Two, the bombing campaign against Syria was to be "unbelievably small" as Secretary of State Kerry stated. That is not a commitment to overthrowing Assad. That was Concern Theater that few in Congress wanted to go along with.

Three, the bombing was in response to Assad's use of chemical weapons rather than a regime change step by supporting rebels.

And four, President Obama--who does have primacy in foreign policy and as commander-in-chief of the military--chose to ask Congress--whose role is more advice and consent--for permission in the knowledge that they'd save him from having to act. Please note that we are bombing ISIL in Syria and Iraq right now without Congressional permission as Korb says President Obama needed in 2013.

Jesus Christ, I'm still on the first page of this nonsense.

For his fifth point (I feel like a fifth of something at this point), Korb says sending more American troops is historically wrong as a solution. The explanation is on the second page and I'm almost giddy in anticipation of this! Let's click on "Next"!

There is already a robust U.S. presence in the Gulf—35,000 troops in the region—and in Iraq, where some 3,000 service members are on the ground, re-training the crippled Iraqi army. U.S. forces have conducted over 4,000 airstrikes in Iraq and Syria. The real issue is whether the Iraqi forces are willing—and able—to fight for their country. Adding more U.S. troops without real Iraqi commitments to both defeating ISIS and working to heal the sectarian rifts in the country would be as foolish as sending more U.S. troops into South Vietnam in 1975.

I hate to be picky, but 35,000 troops in the Gulf region is not the same as troops in Iraq.

Our air strikes are too cautious, not directed by forward observers, and haven't stopped ISIL. And that is different from forces on the ground, too, I hasten to add.

And that real issue of Iraqi forces fighting ignores the fact that the Obama administration did have a role in their failure in this regard. Yes, Iraq must fight. And our commitment of a relatively small number of troops to directly support Iraqi units we train to enable the army we have is not the same as adding several tens of thousands as we did in the 2007 surge--which worked (historically)--or even 300,000 as Shinseki wrongly insisted we had to commit to win that military campaign.

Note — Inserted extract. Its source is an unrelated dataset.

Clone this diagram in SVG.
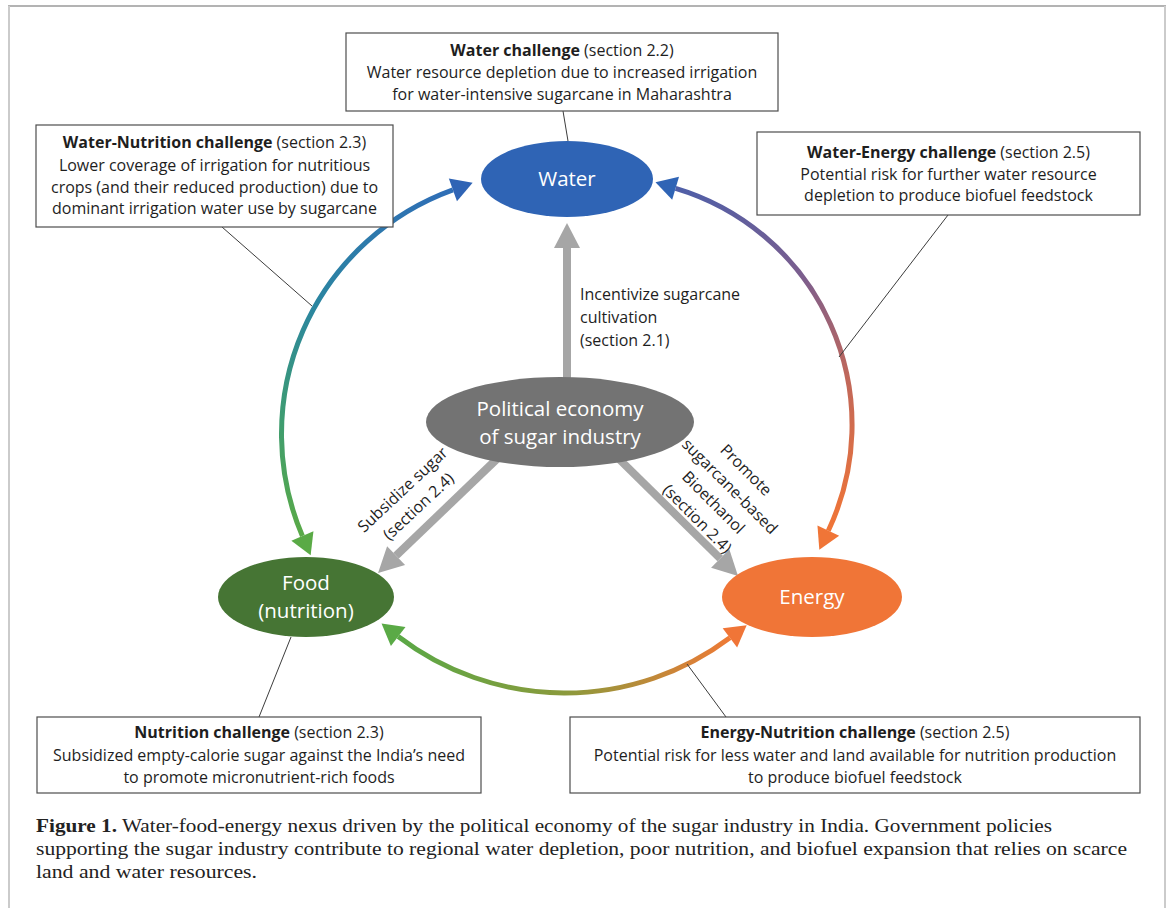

Yet Korb is insisting that Iraq demonstrate that they don't need our help to defeat ISIL before we help them?

As for the Vietnam in 1975 comment, that says a lot. Yes, after ignoring North Vietnamese overt aggression and failing to provide Saigon with the expected logistics and air power support for two years, direct intervention in 1975 as South Vietnam fell would have been futile. Korb sounds like he is just eager for Iraq to get to the boat people stage so he can move on to arguing for our defeat in another theater of war.

And on that point, mercifully, the article ends. 

Yes indeed, national security analysis with Korb is like going deer hunting with an accordion. I have nothing but disgusted contempt for his analysis and frustration that anybody would take his analysis seriously. The man couldn't pour water out of a boot if the instructions were written on the heel.

As a side note, shouldn't there be a statute of limitations on Korb noting that he worked in the Reagan administration when Korb is so awful on defense issues that he is considered appropriate for the Center for American Progress?

And his presence in The National Interest is another reason I don't take this publication seriously.